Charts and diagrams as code

** BEGIN **

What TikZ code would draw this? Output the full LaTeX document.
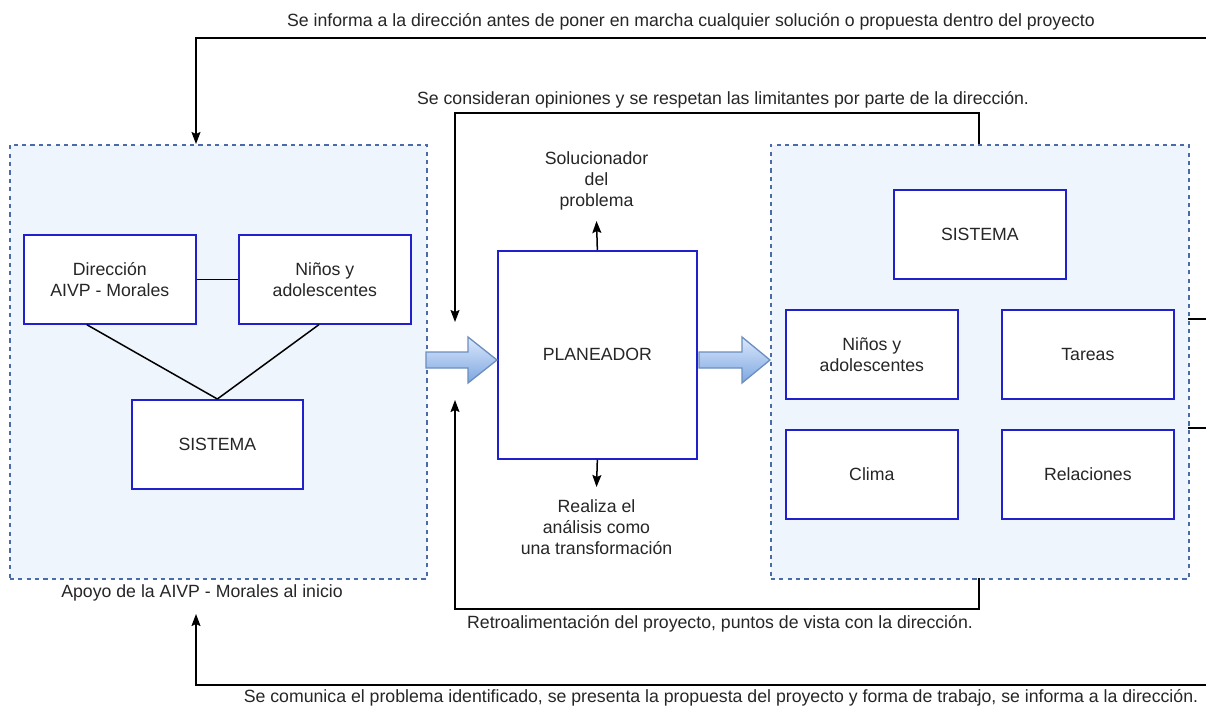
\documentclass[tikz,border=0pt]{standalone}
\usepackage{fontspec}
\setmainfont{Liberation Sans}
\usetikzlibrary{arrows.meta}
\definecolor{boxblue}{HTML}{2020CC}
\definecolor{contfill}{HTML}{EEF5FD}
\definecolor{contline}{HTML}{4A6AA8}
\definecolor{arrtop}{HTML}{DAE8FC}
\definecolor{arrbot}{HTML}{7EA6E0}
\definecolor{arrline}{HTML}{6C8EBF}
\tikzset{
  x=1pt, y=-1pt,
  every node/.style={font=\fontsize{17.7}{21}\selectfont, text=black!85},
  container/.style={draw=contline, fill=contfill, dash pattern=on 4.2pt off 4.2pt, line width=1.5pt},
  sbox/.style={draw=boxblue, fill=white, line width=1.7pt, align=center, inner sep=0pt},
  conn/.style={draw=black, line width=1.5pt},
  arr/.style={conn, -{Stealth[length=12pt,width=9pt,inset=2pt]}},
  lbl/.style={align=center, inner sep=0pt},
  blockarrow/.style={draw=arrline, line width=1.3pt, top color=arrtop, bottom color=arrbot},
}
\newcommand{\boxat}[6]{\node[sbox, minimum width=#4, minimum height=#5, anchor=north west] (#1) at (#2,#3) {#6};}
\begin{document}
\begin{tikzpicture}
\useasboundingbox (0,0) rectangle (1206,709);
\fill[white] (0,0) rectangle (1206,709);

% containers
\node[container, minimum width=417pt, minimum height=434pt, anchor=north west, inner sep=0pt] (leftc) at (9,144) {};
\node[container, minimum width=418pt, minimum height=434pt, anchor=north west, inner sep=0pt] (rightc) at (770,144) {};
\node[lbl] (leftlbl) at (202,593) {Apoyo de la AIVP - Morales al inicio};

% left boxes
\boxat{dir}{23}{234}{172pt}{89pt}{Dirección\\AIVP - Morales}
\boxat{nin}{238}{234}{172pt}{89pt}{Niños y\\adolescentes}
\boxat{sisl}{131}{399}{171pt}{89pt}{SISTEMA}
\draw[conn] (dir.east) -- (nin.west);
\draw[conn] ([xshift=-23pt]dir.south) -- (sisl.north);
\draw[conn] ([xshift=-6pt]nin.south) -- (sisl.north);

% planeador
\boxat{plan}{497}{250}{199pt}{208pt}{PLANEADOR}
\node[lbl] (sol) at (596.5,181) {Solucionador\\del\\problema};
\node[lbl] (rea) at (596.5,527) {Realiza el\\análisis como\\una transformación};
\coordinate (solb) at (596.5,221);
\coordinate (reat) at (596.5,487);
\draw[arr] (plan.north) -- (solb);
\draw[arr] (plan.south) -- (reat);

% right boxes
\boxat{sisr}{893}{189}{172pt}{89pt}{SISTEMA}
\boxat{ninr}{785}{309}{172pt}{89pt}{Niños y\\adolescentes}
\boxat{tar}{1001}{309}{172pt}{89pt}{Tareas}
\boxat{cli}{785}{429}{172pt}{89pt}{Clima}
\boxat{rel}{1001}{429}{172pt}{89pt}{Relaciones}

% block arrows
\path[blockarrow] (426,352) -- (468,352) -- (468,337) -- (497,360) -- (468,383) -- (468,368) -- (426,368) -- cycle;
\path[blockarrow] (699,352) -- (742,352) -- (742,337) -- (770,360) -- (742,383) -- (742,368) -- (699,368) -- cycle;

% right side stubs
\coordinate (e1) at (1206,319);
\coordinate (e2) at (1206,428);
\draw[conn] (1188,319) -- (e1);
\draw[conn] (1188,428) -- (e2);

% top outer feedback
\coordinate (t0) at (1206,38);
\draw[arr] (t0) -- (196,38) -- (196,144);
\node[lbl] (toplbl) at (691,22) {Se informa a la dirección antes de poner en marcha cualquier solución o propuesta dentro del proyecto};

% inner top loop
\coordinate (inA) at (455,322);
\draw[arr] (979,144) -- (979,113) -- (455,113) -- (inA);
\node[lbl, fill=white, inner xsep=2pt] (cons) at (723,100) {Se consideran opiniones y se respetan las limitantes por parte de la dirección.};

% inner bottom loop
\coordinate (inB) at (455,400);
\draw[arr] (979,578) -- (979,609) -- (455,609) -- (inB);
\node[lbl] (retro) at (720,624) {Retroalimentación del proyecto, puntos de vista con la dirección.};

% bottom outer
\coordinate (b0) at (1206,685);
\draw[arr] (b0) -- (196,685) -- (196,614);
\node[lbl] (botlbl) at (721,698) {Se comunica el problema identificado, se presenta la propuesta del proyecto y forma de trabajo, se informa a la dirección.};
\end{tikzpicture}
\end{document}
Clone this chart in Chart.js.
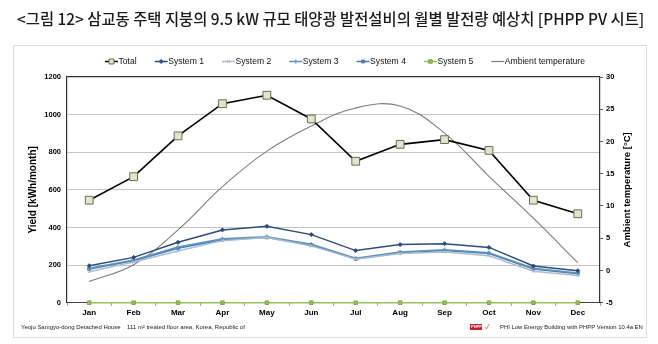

** END **

### Task requirements
All records above are to be printed exactly, minus the pictures they contain.

### The response
What TikZ code would draw this? Output the full LaTeX document.
\documentclass[tikz,border=0pt]{standalone}
\usepackage{fontspec}
\setmainfont{Liberation Sans}
\usetikzlibrary{arrows.meta}
\definecolor{boxblue}{HTML}{2020CC}
\definecolor{contfill}{HTML}{EEF5FD}
\definecolor{contline}{HTML}{4A6AA8}
\definecolor{arrtop}{HTML}{DAE8FC}
\definecolor{arrbot}{HTML}{7EA6E0}
\definecolor{arrline}{HTML}{6C8EBF}
\tikzset{
  x=1pt, y=-1pt,
  every node/.style={font=\fontsize{17.7}{21}\selectfont, text=black!85},
  container/.style={draw=contline, fill=contfill, dash pattern=on 4.2pt off 4.2pt, line width=1.5pt},
  sbox/.style={draw=boxblue, fill=white, line width=1.7pt, align=center, inner sep=0pt},
  conn/.style={draw=black, line width=1.5pt},
  arr/.style={conn, -{Stealth[length=12pt,width=9pt,inset=2pt]}},
  lbl/.style={align=center, inner sep=0pt},
  blockarrow/.style={draw=arrline, line width=1.3pt, top color=arrtop, bottom color=arrbot},
}
\newcommand{\boxat}[6]{\node[sbox, minimum width=#4, minimum height=#5, anchor=north west] (#1) at (#2,#3) {#6};}
\begin{document}
\begin{tikzpicture}
\useasboundingbox (0,0) rectangle (1206,709);
\fill[white] (0,0) rectangle (1206,709);

% containers
\node[container, minimum width=417pt, minimum height=434pt, anchor=north west, inner sep=0pt] (leftc) at (9,144) {};
\node[container, minimum width=418pt, minimum height=434pt, anchor=north west, inner sep=0pt] (rightc) at (770,144) {};
\node[lbl] (leftlbl) at (202,593) {Apoyo de la AIVP - Morales al inicio};

% left boxes
\boxat{dir}{23}{234}{172pt}{89pt}{Dirección\\AIVP - Morales}
\boxat{nin}{238}{234}{172pt}{89pt}{Niños y\\adolescentes}
\boxat{sisl}{131}{399}{171pt}{89pt}{SISTEMA}
\draw[conn] (dir.east) -- (nin.west);
\draw[conn] ([xshift=-23pt]dir.south) -- (sisl.north);
\draw[conn] ([xshift=-6pt]nin.south) -- (sisl.north);

% planeador
\boxat{plan}{497}{250}{199pt}{208pt}{PLANEADOR}
\node[lbl] (sol) at (596.5,181) {Solucionador\\del\\problema};
\node[lbl] (rea) at (596.5,527) {Realiza el\\análisis como\\una transformación};
\coordinate (solb) at (596.5,221);
\coordinate (reat) at (596.5,487);
\draw[arr] (plan.north) -- (solb);
\draw[arr] (plan.south) -- (reat);

% right boxes
\boxat{sisr}{893}{189}{172pt}{89pt}{SISTEMA}
\boxat{ninr}{785}{309}{172pt}{89pt}{Niños y\\adolescentes}
\boxat{tar}{1001}{309}{172pt}{89pt}{Tareas}
\boxat{cli}{785}{429}{172pt}{89pt}{Clima}
\boxat{rel}{1001}{429}{172pt}{89pt}{Relaciones}

% block arrows
\path[blockarrow] (426,352) -- (468,352) -- (468,337) -- (497,360) -- (468,383) -- (468,368) -- (426,368) -- cycle;
\path[blockarrow] (699,352) -- (742,352) -- (742,337) -- (770,360) -- (742,383) -- (742,368) -- (699,368) -- cycle;

% right side stubs
\coordinate (e1) at (1206,319);
\coordinate (e2) at (1206,428);
\draw[conn] (1188,319) -- (e1);
\draw[conn] (1188,428) -- (e2);

% top outer feedback
\coordinate (t0) at (1206,38);
\draw[arr] (t0) -- (196,38) -- (196,144);
\node[lbl] (toplbl) at (691,22) {Se informa a la dirección antes de poner en marcha cualquier solución o propuesta dentro del proyecto};

% inner top loop
\coordinate (inA) at (455,322);
\draw[arr] (979,144) -- (979,113) -- (455,113) -- (inA);
\node[lbl, fill=white, inner xsep=2pt] (cons) at (723,100) {Se consideran opiniones y se respetan las limitantes por parte de la dirección.};

% inner bottom loop
\coordinate (inB) at (455,400);
\draw[arr] (979,578) -- (979,609) -- (455,609) -- (inB);
\node[lbl] (retro) at (720,624) {Retroalimentación del proyecto, puntos de vista con la dirección.};

% bottom outer
\coordinate (b0) at (1206,685);
\draw[arr] (b0) -- (196,685) -- (196,614);
\node[lbl] (botlbl) at (721,698) {Se comunica el problema identificado, se presenta la propuesta del proyecto y forma de trabajo, se informa a la dirección.};
\end{tikzpicture}
\end{document}
Clone this chart in Chart.js.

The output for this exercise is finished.